B) The Day-to-Day Tells

  1. Moving Goalposts
    When evidence arrives, the standard shifts so opponents never “qualify.”

  2. Status-First Rebuttals
    Replies start with “Who are you?” rather than “Where’s your data?”

  3. Platform Conditionality
    Access to spaces/panels/podcasts depends on agreeing in advance.

  4. Win-State Monopolies
    “If my lane isn’t the ranked lane, your wins don’t count.”

  5. Shaming Over Shaping
    “You’re the problem,” instead of “Let’s label lanes and let people opt in.”

If you regularly saw even half of the above attached to Poe’s approach, that would be gatekeeping.


3) What communities look like under real gatekeeping

  • Silence from the middle: Casual players don’t speak; sim fans don’t debate—they posture.

  • Feature freeze: Devs optimize for whoever holds the mic, not for clarity or breadth.

  • Ossified metas: Without transparent rule cards, balance is rumor-based, not data-based.

  • Talent drain: Thoughtful people leave because nuance keeps getting punished.


4) What Poe actually does (receipts > rhetoric)

Poe’s consistent pattern:

  • Three clearly labeled lanes:

    • Casual/Assisted – generous stamina, forgiving defense, faster tempo

    • Hybrid/Standard (ranked) – balanced assists, familiar pacing

    • Sim/Discipline – manual defense/footwork, realistic stamina & damage
      With separate MMR/leaderboards and public rule cards.
      Anti-gate vibe: Adds choices, doesn’t delete them.

  • Transparency as policy:
    Push for published stamina curves, damage models, defensive windows, and assist settings so players see how the game plays before queuing.
    Anti-gate vibe: Sunlight > status.

  • Receipts-first arguments:
    Footwork values, stamina decay, punch economy, and defensive layers framed with testable outcomes (“reduce infinite spam by rewarding positional discipline”).
    Anti-gate vibe: Show your work.

  • Open door to Casual & Hybrid:
    The point isn’t “remove Casual”; it’s “label it, celebrate it, and keep it from invalidating Sim.”
    Anti-gate vibe: Pluralism with boundaries.


5) The “Am I Gatekeeping or Setting Standards?” quick check

Ask of any post—Poe’s or anyone’s:

  1. Does this add options or remove them?

    • Add = Standards; Remove = Gatekeeping.

  2. Are the rules public and testable?

    • Public = Standards; Opaque = Gatekeeping.

  3. Does it protect space for people who disagree?

    • Protected space = Standards; Social punishment = Gatekeeping.

  4. Is the ask about behavior of systems or worth of people?

    • Systems = Standards; People = Gatekeeping.

  5. Would a new player know how to opt into their fun?

    • Clear on-ramps = Standards; One true way = Gatekeeping.


6) What “Poe-as-Gatekeeper” would actually sound like (it doesn’t)

  • “Casual should not exist.”

  • “If you haven’t fought, sit down.”

  • “Only our lane counts for ranks.”

  • “We’ll keep our slider math private.”

  • “Disagree in public and you won’t get a platform.”

If you don’t hear those notes, you’re not hearing gatekeeping—you’re hearing product design boundaries.


7) Why standards ≠ snobbery (and why games need them)

Standards are not a velvet rope; they’re labeled rails.

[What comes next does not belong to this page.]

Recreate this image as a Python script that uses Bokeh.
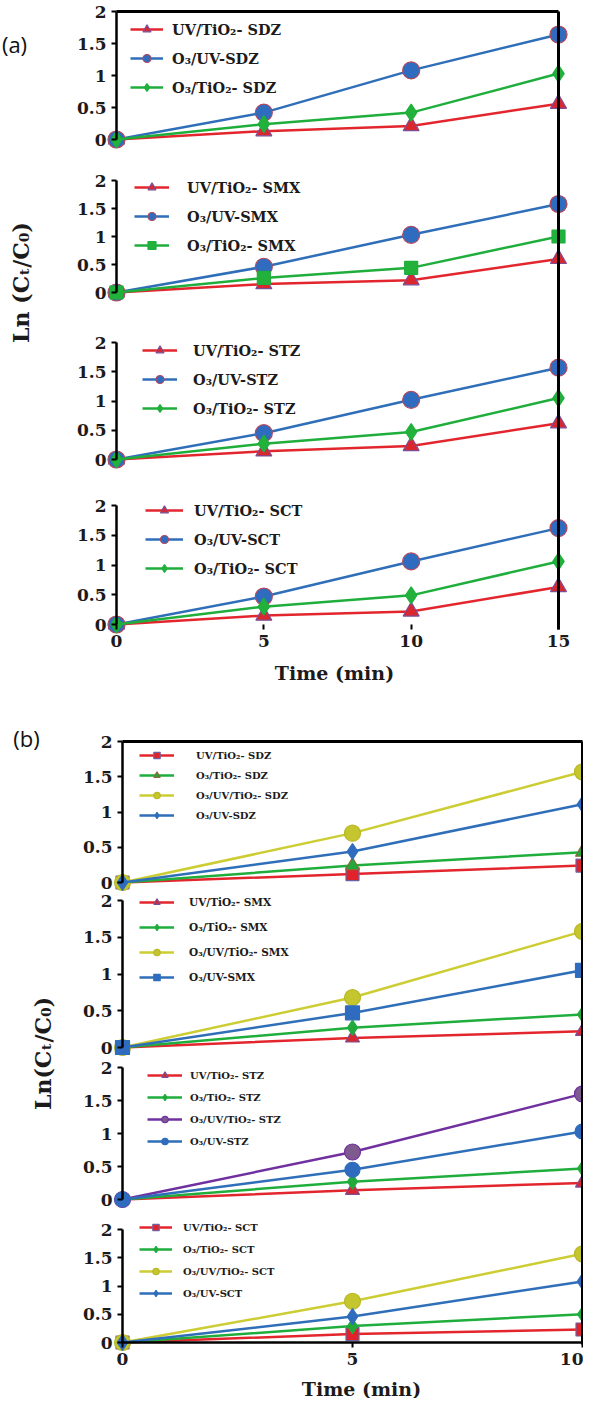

They let:

  • Casual players get frictionless fun without stamina nightmares.

  • Hybrid players enjoy competitive pacing without sim’s strict discipline.

  • Sim players get the craft they came for without arcade exploits leaking in.

That’s not exclusion. That’s traffic lanes so everyone arrives safely.


8) A constructive path forward (what anyone can do today)

For players/creators

  • Argue with models, not people: “Here’s a stamina curve that stops spam while keeping volume boxing viable.”

  • Post before/after clips with rule cards on-screen.

  • Advocate for lane-specific leaderboards and public sliders.

For devs

  • Ship rule cards for each lane (stamina, damage, assist levels, defensive windows).

  • Tie ranked to the lane that represents the game’s intended core, while honoring separate rankings elsewhere.

  • Publish telemetry summaries (e.g., average punch volume per round by lane, KD rates, energy deltas).

  • Run structured betas: one variable at a time, documented.


9) The bottom line

If Poe were gatekeeping, you’d feel doors closing. Instead, he’s arguing for more doors, clearly labeled, so Sim doesn’t erase Casual, Casual doesn’t drown Sim, and Hybrid has a real home. That’s not a gate; that’s a map.

Call it strict if you want. Call it opinionated. But if the proposal adds choice, publishes rules, protects debate, and keeps scoreboards honest, it’s not gatekeeping—it’s good product design.